Opening of the Cross Lake Connection on Saturday completes the 2 Line with a ~7.4-mile final segment and two stations, creating the first-ever light rail service across a floating bridge (I-90) between Bellevue and Seattle. Construction began in 2015, testing of full operations finished ahead of a media preview, and interim Eastside-only service launched April 2024 with a Redmond extension in 2025. Sound Transit cites strong ridership demand and expects improved access to jobs and education, which could modestly support Eastside commuter markets and transit-oriented development.

Analysis

The opening is a structural nudge to labor and real-estate catchment: faster, more reliable cross-lake links lower effective commute friction and expand employer labor pools on a 30–90 minute commute horizon.
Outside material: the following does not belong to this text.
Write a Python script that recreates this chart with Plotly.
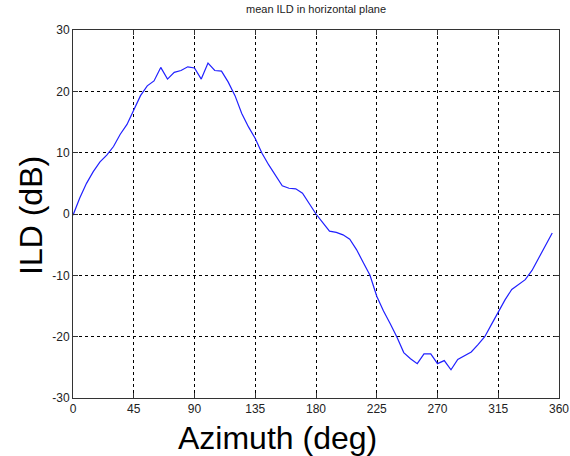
import plotly.graph_objects as go

azimuth = list(range(0, 360, 5))
ild = [-0.2, 2.6, 5.0, 6.9, 8.5, 9.6, 11.0, 13.0, 14.6, 17.0,
       19.3, 20.9, 21.7, 23.9, 22.0, 23.1, 23.4, 24.0, 23.8, 22.0,
       24.6, 23.4, 23.3, 21.5, 19.3, 16.4, 14.2, 12.3, 9.9, 8.0,
       6.3, 4.6, 4.2, 4.1, 3.4, 1.7, 0.0, -1.4, -2.8, -3.0,
       -3.4, -4.1, -5.8, -7.9, -10.0, -13.4, -15.8, -17.9, -20.1, -22.6,
       -23.6, -24.4, -22.8, -22.8, -24.4, -23.9, -25.4, -23.7, -23.1, -22.5,
       -21.3, -20.0, -18.0, -15.9, -14.0, -12.3, -11.5, -10.7, -9.2, -7.2,
       -5.3, -3.1]
x_ticks = [0, 45, 90, 135, 180, 225, 270, 315, 360]
y_ticks = [-30, -20, -10, 0, 10, 20, 30]
y_tick_labels = ["-30", "-20", "-10", "0", "10", "20", "30"]

FONT = "Liberation Sans, Arial"

fig = go.Figure()
fig.add_trace(go.Scatter(x=azimuth, y=ild, mode="lines",
                         line=dict(color="#2020ff", width=1.2),
                         showlegend=False, hoverinfo="skip"))

axis_common = dict(
    showline=True, linecolor="#333", linewidth=1, mirror="ticks",
    ticks="inside", ticklen=5, tickcolor="#333",
    showgrid=True, gridcolor="#000", gridwidth=1, griddash="3px,3px",
    zeroline=False, automargin=False,
    tickfont=dict(family=FONT, size=12, color="#222"),
)

fig.update_xaxes(range=[0, 360], tickvals=x_ticks, **axis_common)
fig.update_yaxes(range=[-30, 30], tickvals=y_ticks, ticktext=y_tick_labels, **axis_common)

fig.add_annotation(text="Azimuth (deg)", xref="paper", yref="paper", x=0.4218, y=-0.1087,
                   xanchor="center", yanchor="middle", showarrow=False,
                   font=dict(family=FONT, size=32, color="#000"))
fig.add_annotation(text="ILD (dB)", xref="paper", yref="paper", x=-0.0864, y=0.4946,
                   xanchor="center", yanchor="middle", showarrow=False, textangle=-90,
                   font=dict(family=FONT, size=32, color="#000"))

fig.update_layout(
    width=570, height=456,
    margin=dict(l=73, r=11, t=30, b=58),
    paper_bgcolor="white", plot_bgcolor="white",
    title=dict(text="mean ILD in horizontal plane", x=0.5, xref="paper", xanchor="center",
               y=0.98, yref="container", yanchor="middle",
               font=dict(family=FONT, size=11, color="#222")),
)

fig.write_html("out.html", config={"displayModeBar": False},
               post_script="document.body.style.margin='0';document.body.style.overflow='hidden';")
Expect near-term leasing elasticity for mid-market Eastside employers (software, life sciences) — firms can source lower-cost talent in South Seattle and vice-versa — which supports a multi-year bid for properties and for-rent inventory within ~1–3 miles of the stations. Operationally, the bespoke track and float-capable systems create a concentrated aftermarket opportunity: specialized spare parts, predictive-monitoring software, and maintenance contracts will dominate early spend. That favors engineering/asset-management firms with long service contracts; conversely, initial reliability or speed caps on the floating span could depress ridership adoption rates for 3–12 months, forcing a marketing/price subsidy response (higher O&M subsidies or temporary fare promotions). Public finance and modal economics matter: if ridership ramps slower than modelled, the pressure will shift to operating subsidies and municipal contribution assumptions within 6–24 months, tightening regional capital budgets and slowing further expansions. Second-order losers include park-and-ride and short-haul ride-hail revenue near current I-90 approaches, while firms that supply transit-systems software and remote-monitoring hardware are asymmetric winners as fleets and track adapt to dynamic movement of the floating structure.